J’ai vu Schulhoff se tirer d’affaire de façon encore plus délibérée, et pourtant c’était dans une maison où tous les plus grands artistes du temps briguaient l’honneur de se faire entendre, une maison qui ressemblait plutôt à une cour ; c’était chez Rossini, dont les soirées, aux dernières années du deuxième Empire, brillaient d’un éclat sans rival.

On avait déjà entendu la Patti, la Trebelli, Tamburini, Gardoni et Zucchini, lorsque Mme Rossini, se faisant gracieuse pour la circonstance, s’approche de Schulhoff et lui demande « s’il voudrait bien jouer quelque chose ».

Or, Schulhoff avait dîné, et détestait, comme beaucoup d’autres artistes, de faire de la musique pendant sa digestion.
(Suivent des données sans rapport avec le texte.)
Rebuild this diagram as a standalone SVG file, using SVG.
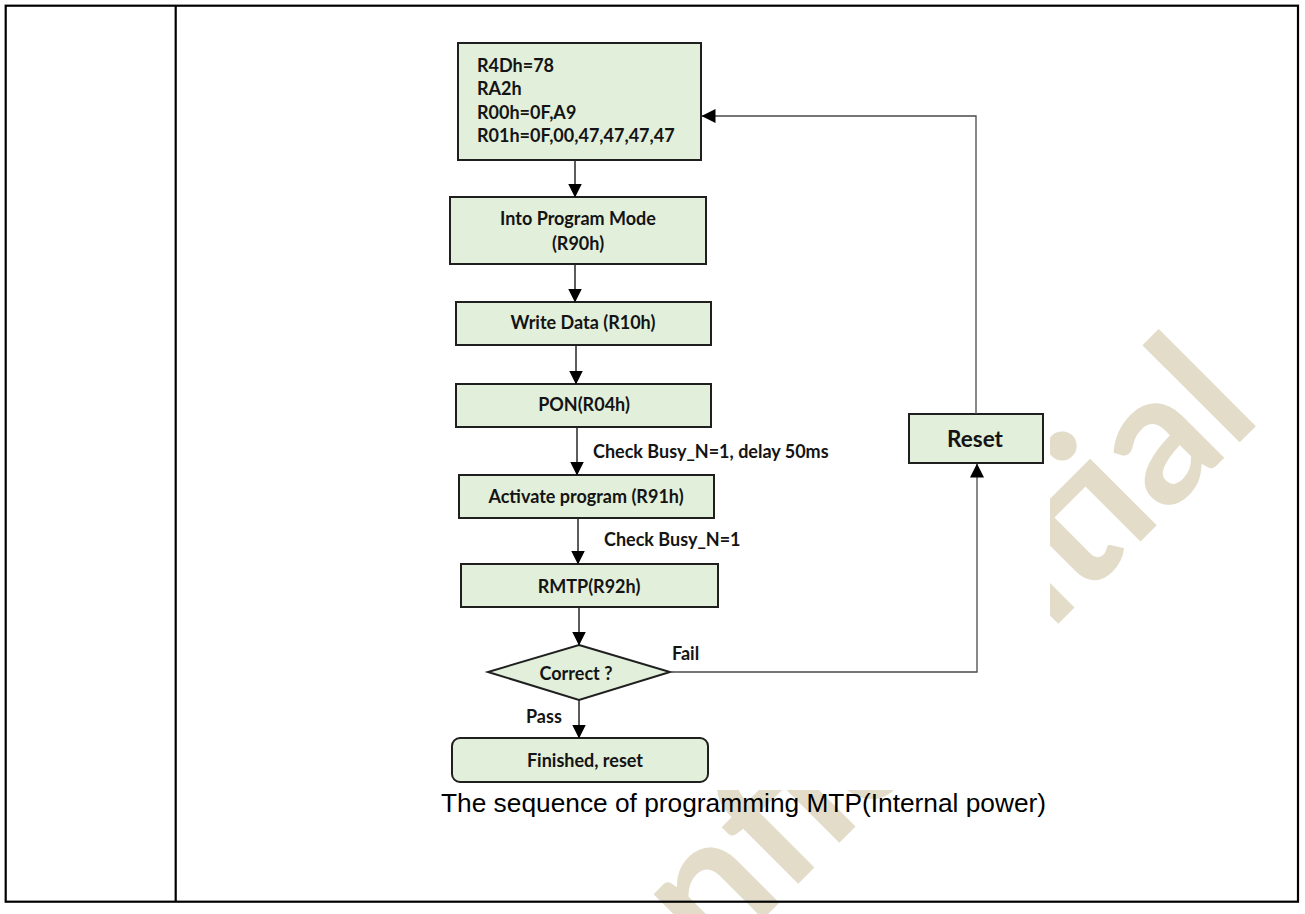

De plus, il était en admiration, depuis le commencement de la soirée, devant les oreilles minuscules de Mme B… (je m’en voudrais de la désigner autrement, car si vieille qu’elle puisse être devenue, elle doit être restée horriblement coquette). Il avait le culte des petites oreilles, peut-être parce que lui-même en possédait de formidablement grandes. Toujours est-il que la proposition de Mme Rossini, soit qu’elle le dérangeât de sa contemplation, soit qu’elle lui parût de nature à troubler la digestion d’un dîner que je me souviens avoir été succulent (comme toujours d’ailleurs chez Rossini), n’obtint que cette seule réponse :

— « Non — Non — Non. »

Il prononçait : Naun ! Naun ! Naun ! avec un accent de bête féroce, et Mme Rossini, peu habituée à voir ses avances ainsi accueillies, recula terrorisée.

Ce soir-là, comme la plupart du temps, ce fut Diémer qui joua, et on n’y perdit pas grand’chose.